Door dezen onderwezen, werd hij als lector in den clerus opgenomen, maar begon spoedig een wereldsch leven en huwde met Theosebia. Na haar dood schijnt hij zich in een klooster aan ascese en theologische studie te hebben gewijd.
In 371 werd hij bisschop van Nyssa. 376-’78 verbleef hij, door Ariaansche intrigues, in ballingschap. In 380 werd hij tot metropoliet van Sebaste in Armenië gekozen.
Hij wist eraan te ontkomen en kon naar Nyssa terugkeeren. Hij was een der voorn. theologen op het 2e alg. concilie in Konstantinopel (381).Was Basilius man van de practijk, G. was, volgens getuigenis van zijn broer, onpractisch, maar een groot denker, philosoof en theoloog. G. was een bewonderaar van Origenes. Terwijl hij een andere dwaling van den meester afwees, nam hij diens leer van de ➝ Apocatastasis over. In de Triniteitsleer en Christologie is hij echter volkomen orthodox. G. was goed thuis in de Gr. philosophie en citeerde meer dan eens Plato.

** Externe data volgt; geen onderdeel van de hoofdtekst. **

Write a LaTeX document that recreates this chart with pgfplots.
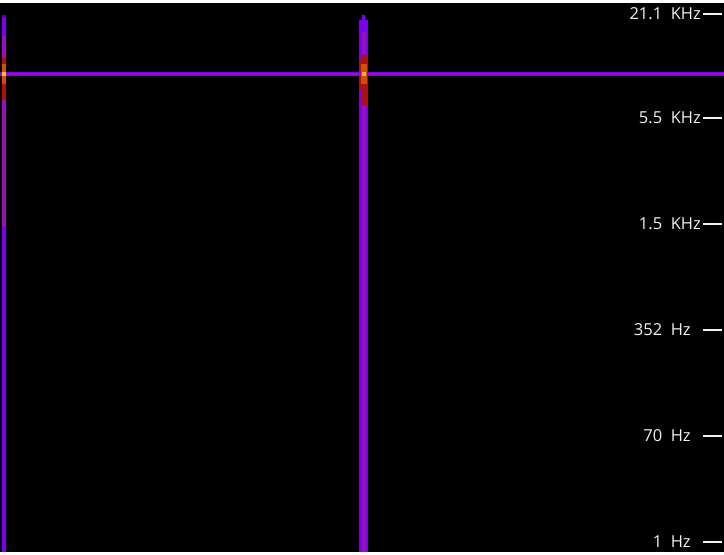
\documentclass[border=0pt]{standalone}
\usepackage{pgfplots}
\pgfplotsset{compat=1.18}
\usepackage{fontspec}
\setmainfont{Open Sans}
\definecolor{cpurple}{HTML}{7A00F5}
\definecolor{cdpurple}{HTML}{5A00B0}
\definecolor{cmag}{HTML}{9A10B8}
\definecolor{cred}{HTML}{B01010}
\definecolor{corange}{HTML}{D84A08}
\definecolor{cyellow}{HTML}{FFC020}
\definecolor{ctext}{HTML}{F2F2F2}
\begin{document}
\begin{tikzpicture}[x=1bp,y=1bp]
\begin{axis}[
  scale only axis, width=724bp, height=549bp,
  xmin=0, xmax=724, ymin=0, ymax=549,
  axis background/.style={fill=black},
  axis line style={draw=none},
  xtick=\empty,
  ytick={10,116,222,328,434,538},
  yticklabels={1\ \ Hz\hphantom{K},70\ \ Hz\hphantom{K},352\ \ Hz\hphantom{K},1.5\ \ KHz,5.5\ \ KHz,21.1\ \ KHz},
  ytick pos=right, yticklabel pos=right,
  tick align=inside,
  major tick length=19bp,
  every tick/.style={ctext, line width=1.4bp, xshift=-2bp},
  yticklabel style={anchor=east, inner sep=0pt, xshift=-23bp, text=ctext, font=\fontsize{16.5bp}{18bp}\selectfont},
  clip=true,
]
% left vertical line
\addplot[draw=cpurple, line width=4bp] coordinates {(3.5,0) (3.5,519)};
\addplot[draw=cdpurple, line width=4bp] coordinates {(3.5,519) (3.5,537)};
\addplot[draw=cmag, line width=4bp] coordinates {(3.5,325) (3.5,516)};
\addplot[draw=cpurple, line width=4bp] coordinates {(3.5,516) (3.5,534)};
\addplot[draw=cred, line width=4bp] coordinates {(3.5,452) (3.5,495)};
% middle vertical line
\addplot[draw=cpurple, line width=9bp] coordinates {(363.5,0) (363.5,532)};
\addplot[draw=cpurple, line width=3bp] coordinates {(363.5,532) (363.5,537)};
\addplot[draw=cmag, line width=4bp] coordinates {(364,0) (364,520)};
\addplot[draw=cred, line width=5bp] coordinates {(364,447) (364,497)};
\addplot[draw=cred, line width=8bp] coordinates {(363.5,462) (363.5,492)};
% horizontal line
\addplot[draw=cpurple, line width=4bp] coordinates {(0,478) (724,478)};
\addplot[draw=cmag, line width=1.5bp] coordinates {(0,478) (724,478)};
% hot spots
\addplot[draw=corange, line width=4bp] coordinates {(3.5,468) (3.5,488)};
\addplot[draw=corange, line width=6bp] coordinates {(363.5,468) (363.5,488)};
\addplot[draw=cyellow, line width=4bp] coordinates {(3.5,476) (3.5,480)};
\addplot[draw=cyellow, line width=4bp] coordinates {(363.5,476) (363.5,480)};
\end{axis}
\path (current axis.south west) ++(0,-3bp) (current axis.north east) ++(0,3bp);
\end{tikzpicture}
\end{document}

Werken: Over de schepping van den mensch en de scheppingsdagen; homilieën over den Prediker en het Hooglied; over de acht zaligheden en het Onze Vader enz. Dogmatische werken: tegen Eunomius, tegen Apollinaris, tegen de Arianen, de Macedonianen; een dogmatische zeer waardevolle „oratio catechetica magna”: over de maagdelijkheid en andere ascetische traktaten, w.o. een Leven van S. Macrina, zijn zuster. Een aantal preeken, o.a. tegen de woekeraars. 26 brieven. Uitg.: Migne, Patrol. Gr. (XLIV-XLVI). Lit.: Bardenhewer, Gesch. d. altkirchl.
Lit. (III 1923); Lex. f. Theol. u. Kirche (IV).